Mortimer & Whitehouse: Gone Fishing is the BBC’s unlikely jewel. It follows two ageing comedians as they go fishing, chat nonsense and eat good food. Its success is rooted in the way its simplicity combines with moments of profundity, when the idle chatter suddenly gives way to wisdom. Here, right at the end of a recent episode, Mortimer and Whitehouse suddenly discuss what motivates them to get up of a morning.

So, as the vast majority of us who teach prepare to return to work tomorrow, be sure to identify for yourself a motivational tomato or two…

One of my tomatoes
Just to my left a trout, no more than four inches long, hurled itself out of the shallow water.

I had been fishing just outside Danby village deep in the North Yorkshire Moors. I am not sure there is a place on this planet where I feel as content as I do when I stand on the bank of the Yorkshire Esk, spellbound by the prospect of catching a wild brown trout. There is nothing quite like it.

I began the afternoon session at the Beggar’s Bridge, having bought a pork pie for lunch from Ford’s the butchers in Glaisdale. Like the fishing, Ford’s pork pies are beyond compare. At £1 a pie, the more you eat, the more you save. I then worked my way along the wooded stretch of the Esk at Rake’s Common and finally fished the winding stretch towards Danby upstream from Duck Bridge.

I took three rods: fly, float and spinner. I found success on each one. At Rake’s I caught a perfectly formed small wild brownie on a dry fly. I had seen the trout rise several times; the moment my black gnat hit the river’s surface the fish obligingly rose to take it.
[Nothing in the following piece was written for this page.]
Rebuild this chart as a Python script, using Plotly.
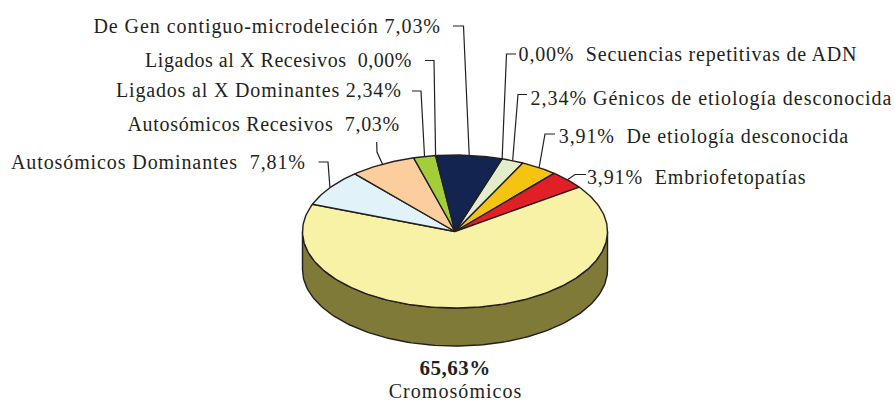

It was one of the day’s many highlights.

Wild brown trout live their lives in streams and rivers. They are fine, slim line predators and sparklingly beautiful. From the preternaturally large, coal black eye, the tapered array of innumerable black spots gives way to a carefully arranged pattern of a dozen or so red counterparts. The gills emit a mother of pearl shine. The dappled grey flanks merge into a creamy underbelly. And the red adipose fin is a sure sign that the trout is a wild brown.

By the time I had plonked myself down amongst the meadow grass to fish a small but inviting pool, I had landed more than a dozen wild brownies. They fight hard, no matter how minuscule, wriggling intensely. When they are spent, they lay across your hand in all their aesthetic glory.

My float was dancing about indeterminately when the trout jumped. The fish’s belly-flop re-entry made a larger sound than one might have expected. It was enough to attract my attention. A heart-beat later, from upstream and around the corner, I heard a much bigger splash and two airy wafts. A heron appeared fleetingly before stepping into the cover of an overhanging tree, directly opposite where the leaping four-inch brownie had landed.

I kept watching. It wasn’t long before the heron began tip-toeing elegantly towards its quarry. Its delicate, grey-fawn neck feathers were perfectly groomed. It was a picture of predatory elegance. Four steps in, it stopped. Its amber eye caught mine. For the briefest moment it could not compute what it saw. Its stare dolly-zoomed towards me until it was inches from my face. We were locked together, eyeball to eyeball, beak to nose, bound by the pursuit of the same prey. I held the bird’s glare. The river flowed on.

And then the heron beat its broad, grey wings and was gone.